PROBLEM
Retype only what runs from the first line of the listing to the line holding "var svgHeight = 528;", both included. Do not retype the pictures.

SOURCE EXCERPT

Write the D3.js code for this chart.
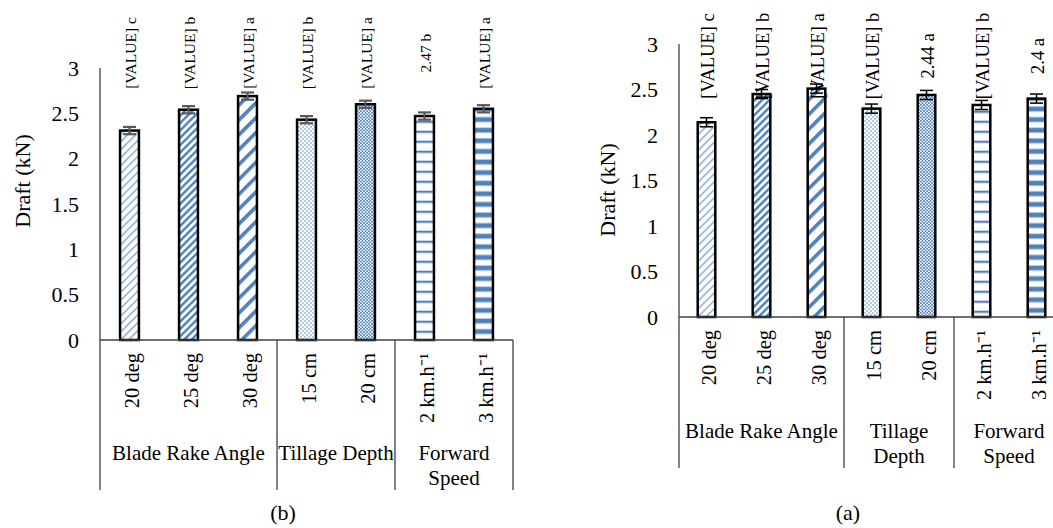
<!DOCTYPE html>
<html>
<head>
<meta charset="utf-8">
<script src="https://cdn.jsdelivr.net/npm/d3@7"></script>
<style>
  body { margin: 0; background: #fff; }
  svg text { font-family: "Liberation Serif", Tinos, "Times New Roman", serif !important; fill: #000; }
</style>
</head>
<body>
<svg id="chart"></svg>
<script>
var svgWidth = 1053;
var svgHeight = 528;

// treatment levels and the factor each one belongs to
var levels = ["20 deg", "25 deg", "30 deg", "15 cm", "20 cm", "2 km.h\u207B\u00B9", "3 km.h\u207B\u00B9"];
var groupNames = ["Blade Rake Angle", "Tillage Depth", "Forward Speed"];
var groupSizes = [3, 2, 2];
var yTicks = [0, 0.5, 1, 1.5, 2, 2.5, 3];

// panel (b)
var draftB = [2.31, 2.54, 2.69, 2.43, 2.60, 2.47, 2.55];
var errB = [0.04, 0.04, 0.04, 0.04, 0.04, 0.04, 0.04];
var labelsB = ["[VALUE] c", "[VALUE] b", "[VALUE] a", "[VALUE] b", "[VALUE] a", "2.47 b", "[VALUE] a"];

// panel (a)
var draftA = [2.14, 2.45, 2.51, 2.29, 2.44, 2.33, 2.40];
var errA = [0.05, 0.05, 0.05, 0.05, 0.05, 0.05, 0.05];
var labelsA = ["[VALUE] c", "[VALUE] b", "[VALUE] a", "[VALUE] b", "2.44 a", "[VALUE] b", "2.4 a"];

var blue = "#4F81BD";
var lightBlue = "#8FB1DC";

var svg = d3.select("#chart")
  .attr("width", svgWidth)
  .attr("height", svgHeight);

var defs = svg.append("defs");

// pattern fills, one per level
function stripePattern(id, period, thick, color, angle) {
  var p = defs.append("pattern")
    .attr("id", id)
    .attr("patternUnits", "userSpaceOnUse")
    .attr("width", period)
    .attr("height", period)
    .attr("patternTransform", "rotate(" + angle + ")");
  p.append("rect").attr("width", period).attr("height", period).attr("fill", "#fff");
  p.append("rect").attr("x", 0).attr("y", 0)
    .attr("width", thick).attr("height", period)
    .attr("fill", color);
}
stripePattern("p0", 5.6, 1.6, lightBlue, 45);
stripePattern("p1", 5.2, 2.4, blue, 45);
stripePattern("p2", 10.5, 3.6, blue, 45);

function dotPattern(id, size, r, color, offset) {
  var p = defs.append("pattern")
    .attr("id", id)
    .attr("patternUnits", "userSpaceOnUse")
    .attr("width", size)
    .attr("height", size);
  p.append("rect").attr("width", size).attr("height", size).attr("fill", "#fff");
  p.append("circle").attr("cx", size / 4).attr("cy", size / 4).attr("r", r).attr("fill", color);
  if (offset) {
    p.append("circle").attr("cx", size * 3 / 4).attr("cy", size * 3 / 4).attr("r", r).attr("fill", color);
  }
}
dotPattern("p3", 4, 0.9, lightBlue, true);
dotPattern("p4", 3.2, 0.95, blue, true);

function hLinePattern(id, period, thick, color, halo) {
  var p = defs.append("pattern")
    .attr("id", id)
    .attr("patternUnits", "userSpaceOnUse")
    .attr("width", period)
    .attr("height", period);
  p.append("rect").attr("width", period).attr("height", period).attr("fill", "#fff");
  p.append("rect").attr("y", 0).attr("width", period).attr("height", thick + 2).attr("fill", halo);
  p.append("rect").attr("y", 1).attr("width", period).attr("height", thick).attr("fill", color);
}
hLinePattern("p5", 10, 1.6, blue, "#C6D7EE");
hLinePattern("p6", 10.6, 4, blue, "#B3C9E6");

var fills = ["url(#p0)", "url(#p1)", "url(#p2)", "url(#p3)", "url(#p4)", "url(#p5)", "url(#p6)"];

var panels = [
  { values: draftB, errs: errB, labels: labelsB, left: 100, step: 59, top: 68, bottom: 340,
    labelSize: 15.5, labelY: 53, errColor: "#595959", errWidth: 2.2,
    titleX: 22, titleY: 181, caption: "(b)", captionX: 283, groupY: 453, sepBottom: 490 },
  { values: draftA, errs: errA, labels: labelsA, left: 679, step: 55, top: 44, bottom: 317,
    labelSize: 18.5, labelY: 56, errColor: "#000", errWidth: 1.5,
    titleX: 607, titleY: 190, caption: "(a)", captionX: 848, groupY: 431, sepBottom: 468 }
];

panels.forEach(function(cfg) {
  var g = svg.append("g");
  var right = cfg.left + cfg.step * levels.length;

  var x = d3.scaleBand()
    .domain(levels)
    .range([cfg.left, right]);

  var y = d3.scaleLinear()
    .domain([0, 3])
    .range([cfg.bottom, cfg.top]);

  // y axis
  var yAxis = g.append("g")
    .attr("transform", "translate(" + cfg.left + ",0)")
    .call(d3.axisLeft(y).tickValues(yTicks).tickSize(0).tickPadding(21).tickFormat(d3.format("~g")));
  yAxis.select(".domain").remove();
  yAxis.attr("font-family", null).attr("font-size", null);
  yAxis.selectAll("text")
    .style("font-size", "22px")
    .attr("fill", "#000");

  g.append("text")
    .attr("transform", "translate(" + cfg.titleX + "," + cfg.titleY + ") rotate(-90)")
    .attr("text-anchor", "middle")
    .attr("dominant-baseline", "central")
    .style("font-size", "22px")
    .text("Draft (kN)");

  // bars
  var barW = cfg.step * 0.32;
  g.selectAll(".bar")
    .data(cfg.values)
    .enter()
    .append("rect")
      .attr("x", function(d, i) { return x(levels[i]) + x.bandwidth() / 2 - barW / 2; })
      .attr("y", function(d) { return y(d); })
      .attr("width", barW)
      .attr("height", function(d) { return y(0) - y(d); })
      .attr("fill", function(d, i) { return fills[i]; })
      .attr("stroke", "#000")
      .attr("stroke-width", 2.5);

  // error bars
  var capW = 6.5;
  cfg.values.forEach(function(v, i) {
    var cx = x(levels[i]) + x.bandwidth() / 2;
    var e = cfg.errs[i];
    var eb = g.append("g")
      .attr("stroke", cfg.errColor)
      .attr("stroke-width", cfg.errWidth);
    eb.append("line").attr("x1", cx).attr("x2", cx).attr("y1", y(v + e)).attr("y2", y(v - e));
    eb.append("line").attr("x1", cx - capW).attr("x2", cx + capW).attr("y1", y(v + e)).attr("y2", y(v + e));
    eb.append("line").attr("x1", cx - capW).attr("x2", cx + capW).attr("y1", y(v - e)).attr("y2", y(v - e));
  });

  // value labels
  g.selectAll(".vlabel")
    .data(cfg.labels)
    .enter()
    .append("text")
      .attr("transform", function(d, i) {
        return "translate(" + (x(levels[i]) + x.bandwidth() / 2 + 1) + "," + cfg.labelY + ") rotate(-90)";
      })
      .attr("text-anchor", "middle")
      .attr("dominant-baseline", "central")
      .style("font-size", cfg.labelSize + "px")
      .text(function(d) { return d; });

  // category axis lines
  var axisColor = "#404040";
  g.append("line")
    .attr("x1", cfg.left).attr("x2", cfg.left)
    .attr("y1", cfg.top).attr("y2", cfg.sepBottom)
    .attr("stroke", axisColor).attr("stroke-width", 1.3);
  g.append("line")
    .attr("x1", cfg.left).attr("x2", right)
    .attr("y1", cfg.bottom).attr("y2", cfg.bottom)
    .attr("stroke", axisColor).attr("stroke-width", 1.3);

  var start = 0;
  groupSizes.forEach(function(n, gi) {
    var x0 = x(levels[start]);
    var x1 = x(levels[start + n - 1]) + x.bandwidth();
    g.append("line")
      .attr("x1", x1).attr("x2", x1)
      .attr("y1", cfg.bottom).attr("y2", cfg.sepBottom)
      .attr("stroke", axisColor).attr("stroke-width", 1.3);

    // group label, wrapped when wider than its span
    var t = g.append("text")
      .attr("text-anchor", "middle")
      .style("font-size", "21px");
    t.text(groupNames[gi]);
    var lines = [groupNames[gi]];
    if (t.node().getComputedTextLength() > (x1 - x0) + 4) {
      lines = groupNames[gi].split(" ");
    }
    t.text(null);
    lines.forEach(function(line, li) {
      t.append("tspan")
        .attr("x", (x0 + x1) / 2)
        .attr("y", cfg.groupY + li * 25)
        .attr("dominant-baseline", "central")
        .text(line);
    });
    start += n;
  });

  // level labels
  g.selectAll(".level")
    .data(levels)
    .enter()
    .append("text")
      .attr("transform", function(d) {
        return "translate(" + (x(d) + x.bandwidth() / 2 + 2) + "," + (cfg.bottom + 13) + ") rotate(-90)";
      })
      .attr("text-anchor", "end")
      .attr("dominant-baseline", "central")
      .style("font-size", "20.5px")
      .text(function(d) { return d; });

  svg.append("text")
    .attr("x", cfg.captionX)
    .attr("y", 512)
    .attr("text-anchor", "middle")
    .attr("dominant-baseline", "central")
    .style("font-size", "22px")
    .text(cfg.caption);
});
</script>
</body>
</html>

RESULT BELOW
Write the D3.js code for this chart.
<!DOCTYPE html>
<html>
<head>
<meta charset="utf-8">
<script src="https://cdn.jsdelivr.net/npm/d3@7"></script>
<style>
  body { margin: 0; background: #fff; }
  svg text { font-family: "Liberation Serif", Tinos, "Times New Roman", serif !important; fill: #000; }
</style>
</head>
<body>
<svg id="chart"></svg>
<script>
var svgWidth = 1053;
var svgHeight = 528;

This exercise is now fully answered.